Word Ladder II
Question
Given two words (beginWord and endWord), and a dictionary’s word list, find all shortest transformation sequence(s) from beginWord to endWord, such that:
- Only one letter can be changed at a time
- Each intermediate word must exist in the word list
Analysis
BFS, DFS solution from Discussion
Main point is to build a hash map whose key is String, and value is List of neighbour Strings and another Hashmap with key of String and value of the distance to the beginString. Using bfs to build the hashmaps and using dfs to find the result.
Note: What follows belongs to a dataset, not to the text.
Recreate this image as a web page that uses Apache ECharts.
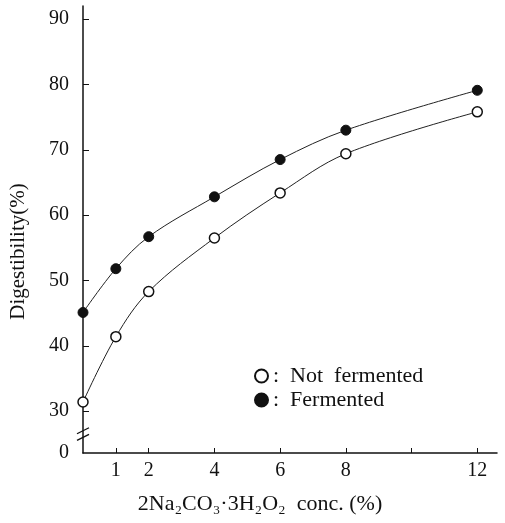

Record the distance so that we can ensure we are finding the shrotest ways, and without cycle.
Code
public class Solution {
public List<List<String>> findLadders(String beginWord, String endWord, Set<String> wordList) {
// using bfs to find each neighbour of each word and save in hashmap
// using dfs to find the path
// record the neighbours and distance to start word, in case of duplicate or circle
List<List<String>> res = new ArrayList<List<String>>();
HashMap<String, ArrayList<String>> neighbour = new HashMap<>();
HashMap<String, Integer> distance = new HashMap<>();
ArrayList<String> solution = new ArrayList<String>();
if(wordList.size() == 0) return res;
wordList.add(endWord); // add end to wordList
distance.put(beginWord, 0);
bfs(beginWord, endWord, wordList, distance, neighbour); // build distance & neighbour
dfs(beginWord, endWord, wordList, distance, neighbour, solution, res); // dfs search solutions
return res;
} // findLadders
public void bfs(String beginWord, String endWord, Set<String> wordList, HashMap<String, Integer> distance, HashMap<String, ArrayList<String>> neighbour){
for(String word: wordList){
neighbour.put(word, new ArrayList<String>());
} // for
Queue<String> queue = new LinkedList<String>();
distance.put(beginWord, 0);
queue.add(beginWord);
while(!queue.isEmpty()){
int count = queue.size();
boolean findEnd = false;
for(int i = 0; i < count; i++){
String cur = queue.poll();
int curD = distance.get(cur);
ArrayList<String> nei = getNeighbour(cur, wordList);
for(String n: nei){
neighbour.get(cur).add(n);
if(!distance.containsKey(n)) {
distance.put(n, curD+1); // least distance
if(endWord.equals(n)){
findEnd = true;
}else{
queue.offer(n);
}
} // if first visit
} // for n
if(findEnd){
break;
}
} // for
} // while
} // bfs
// find all neighbour of one word
public ArrayList<String> getNeighbour(String s, Set<String> wordList){
ArrayList<String> res = new ArrayList<>();
char[] arr = s.toCharArray();
for(char c = 'a'; c <= 'z'; c++){
for(int i = 0; i < arr.length; i++){
if(arr[i] == c) continue;
char oldc = arr[i];
arr[i] = c;
if(wordList.contains(new String(arr))){
res.add(new String(arr));
}
arr[i] = oldc;
}
} // for c
return res;
}
public void dfs(String cur, String endWord, Set<String> wordList, HashMap<String, Integer> distance, HashMap<String, ArrayList<String>> neighbour, ArrayList<String> solution, List<List<String>> res){
solution.add(cur);
if(cur.equals(endWord)){
res.add(new ArrayList<String>(solution)); // copy of current solution
}else{
for(String next: neighbour.get(cur)){
if(distance.get(next) == distance.get(cur)+1){
dfs(next, endWord, wordList, distance, neighbour, solution, res);
}
}
}
solution.remove(solution.size() - 1); // backtracking
}
}
⚠️: solution加入res一定要新建ArrayList,Backtracking的恢复。